Solution Packages deliver synergies between products and services out of the box and lower adoption barriers for disruptive innovations. They are vital for pushing the innovative offering into the market and directly impact the market share of a Disruptor.
They are commonly underutilized. And here is why.
Mistake #1: Starting with the Product
This is typically the case when the package is initiated by Product Marketing looking from the product over the channel into the market. Incentified to sell more products at higher margins, product managers tend to search for complementary products and services to fill gaps of their own offering, e.g., a vertical niche data exchange standard or an extension to meet local compliance requirements. Including them in an offering helps to tick boxes with analysts, but doesn’t necessarily improve the value proposition for the customer.
Mistake #2: Starting with the Competition
This is often the case when the package is triggered by Marketing trying to check boxes for features where the competition currently has an advantage. While the Solution Package then includes more components at lower total cost of ownership it doesn’t necessarily translate into a better risk/reward perception by customers.
Mistake #3: Starting with Finance
Often Solution Packages are built with the intent to increase the vendor’s margin by obfuscating pricing of the individual components, e.g., including professional services or a free-of-charge consumption level. This only works if the total bundle drives a competitive value proposition for the customer. Getting products or services included in a package the customer has no need for will not drive adoption.
Mistake #4: Starting with Sales
Another common mistake is building Solution Packages to drive sales volume while avoiding aggressive discounting. Worst case the customer is oversold and after a while realizes they don’t utilize the Solution Package to a larger extent. This will likely backfire in later negotiation rounds when customers demand to take components of the package back for placing a renewal.
Mistake #5: Silo Organization
Defining, positioning and selling Solution Packages requires intensive collaboration between Product Marketing, Marketing, Sales, and Partner Management. Whenever these functions are established as silos, building Solution Packages is overly complex, takes a lot of time and effort, and often fails to resonate with customers.
What Great Solution Packages Looks Like
Building a Solution Package must directly support the corporate strategy for building market power in a defined Target Market Segment (TMS). It must lower adoption barriers for customers within the TMS to accelerate market penetration.
For this the offering must increase the value and/or lower the risk buyers expect from implementing the Solution Package. Every single component added to the standard offering must positively impact one of these two Buying Decision Influences.

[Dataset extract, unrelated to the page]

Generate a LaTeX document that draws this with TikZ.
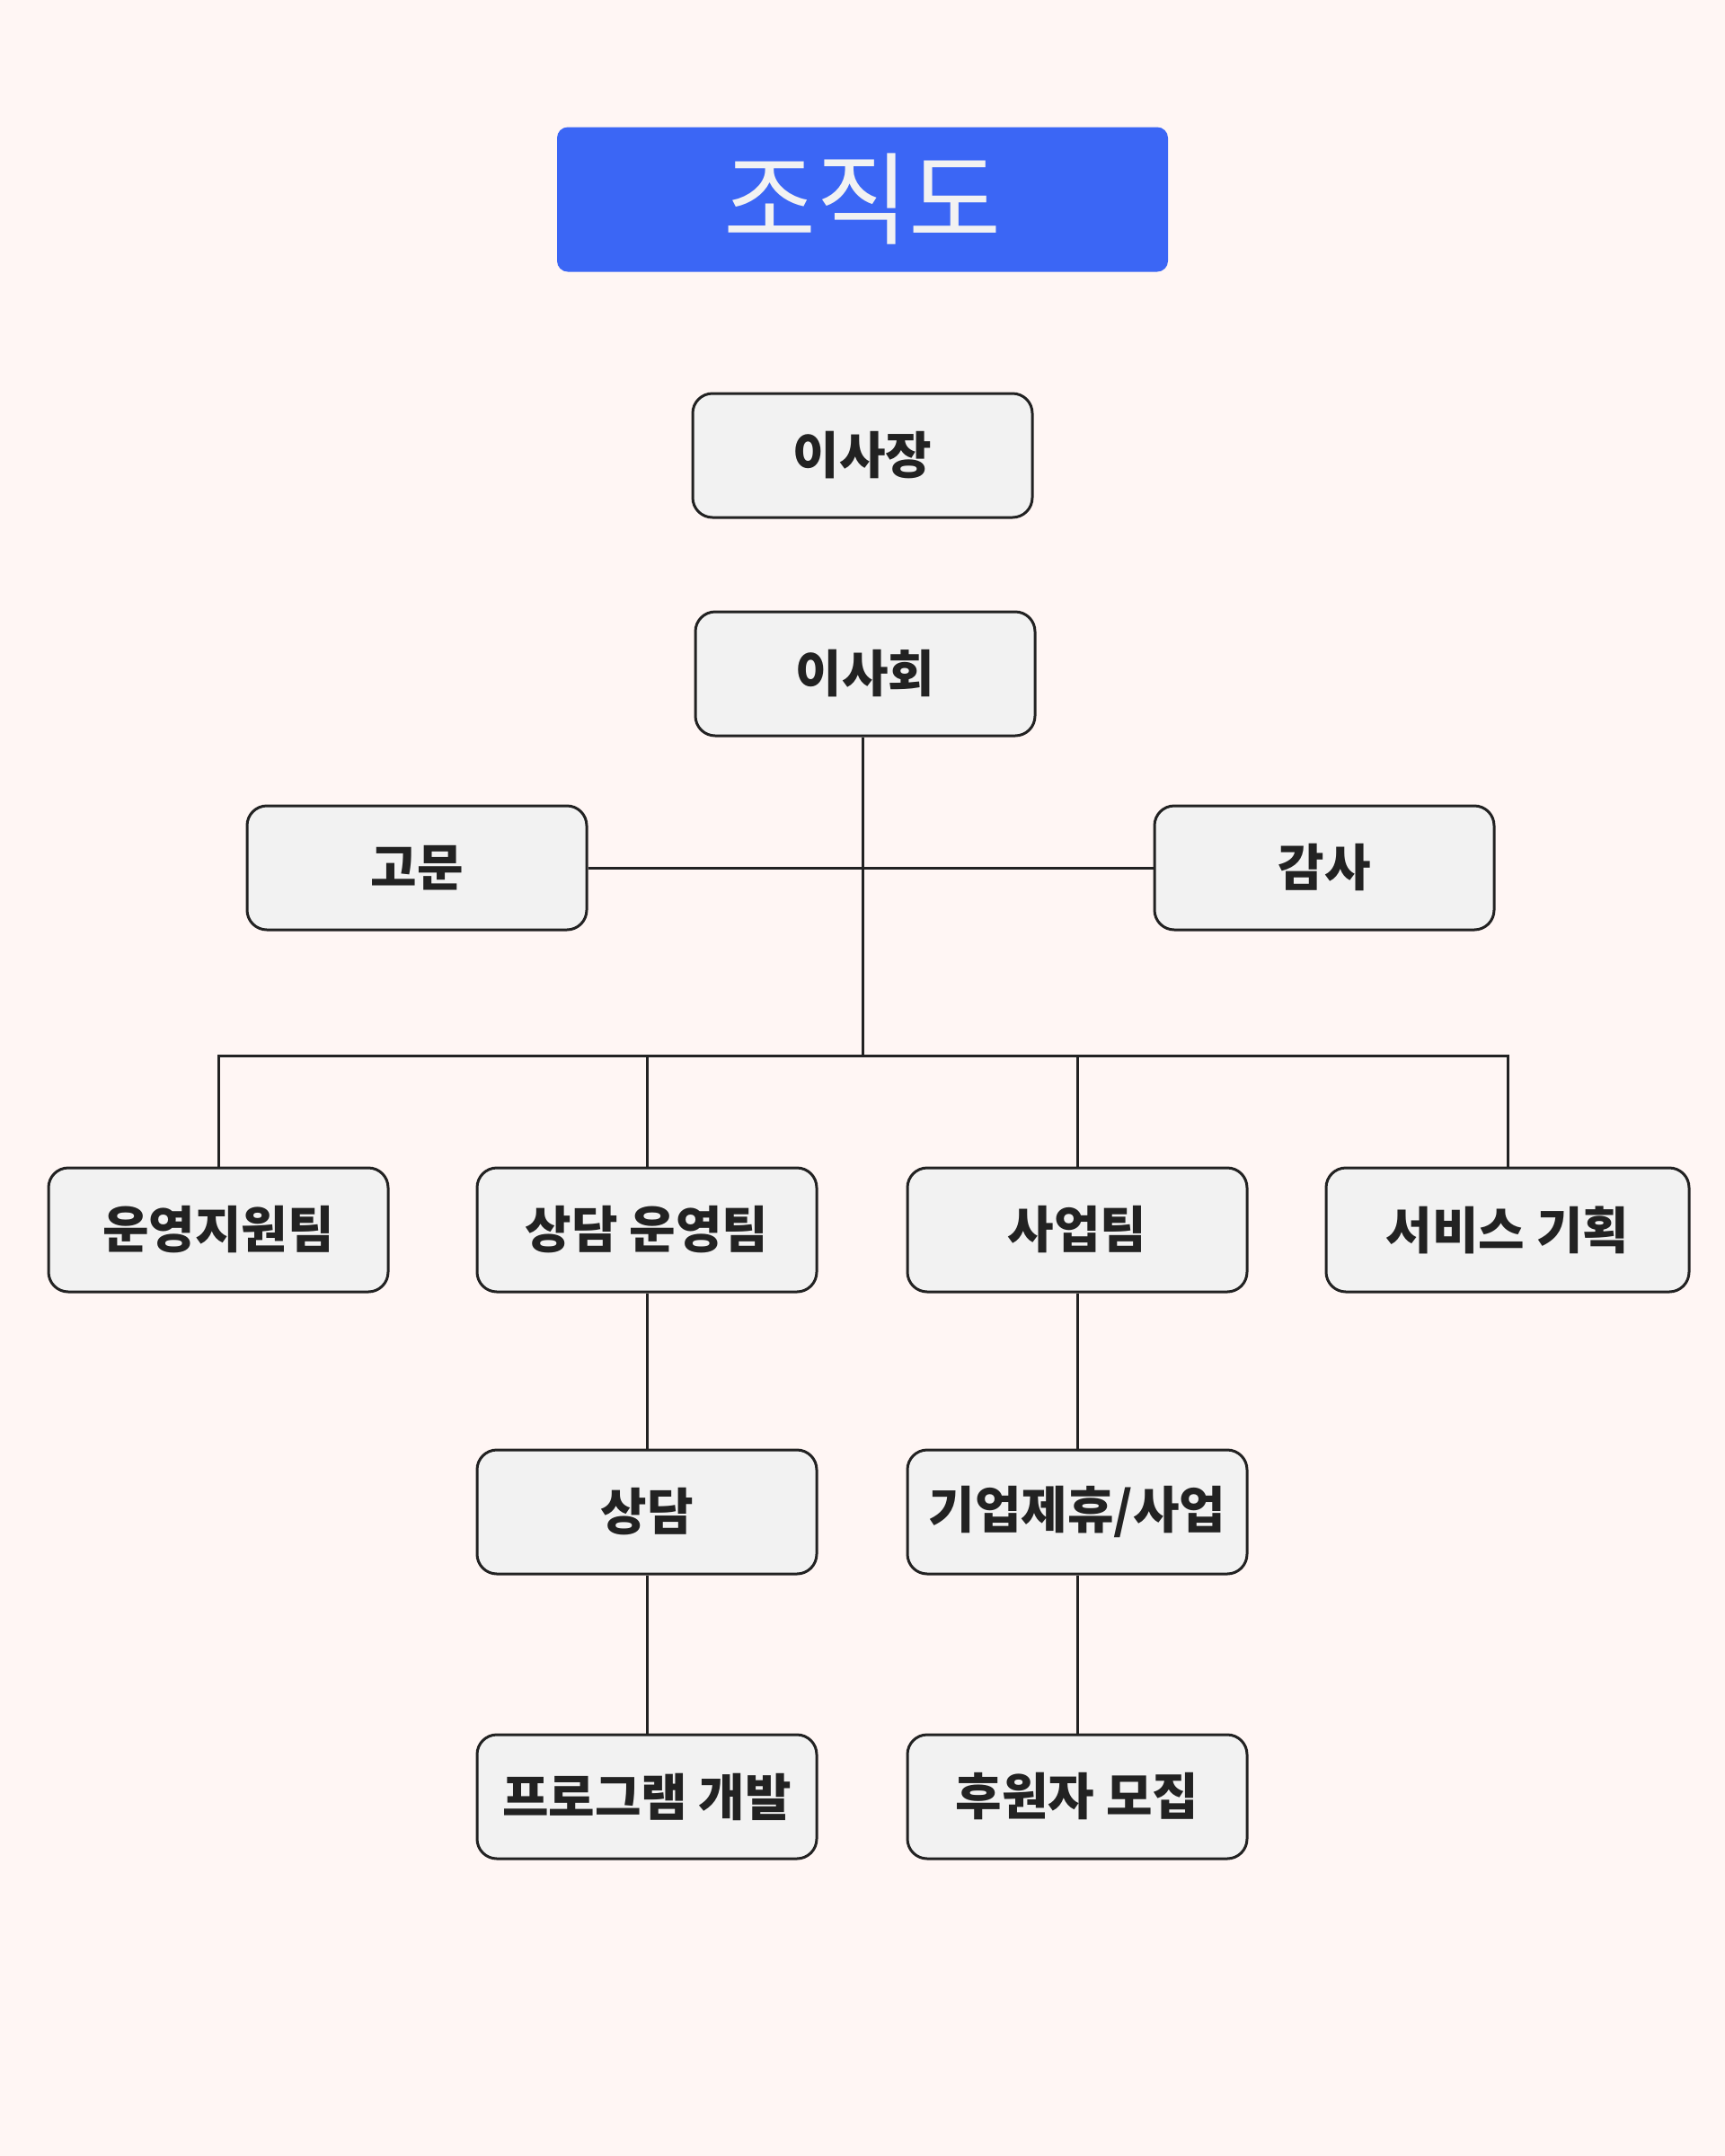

The value must be measurable as a positive impact on the business case, e.g., revenue growth, cost reduction, margin improvement. The risk drivers must be identified and their mitigation defined, e.g., the risk stemming from the integration of the offering into customers’ existing environment via interfaces, APIs or shared data.
The sales team owning the TMS must accept ownership for positioning and promoting the Solution Package. For this they must be trained and appropriate sales incentives must be defined. These sales incentives must drive long-term thinking instead of short-term revenue impact. Sales must clearly understand how selling the Solution Package instead of standard offerings will improve their position in the TMS and within individual strategic accounts and thus drive long-term growth.
Last but not least, partners contributing to the Solution Package must be educated, the joint sales motion must be defined, and they must perceive an intrinsic value for their own business to drive commitment.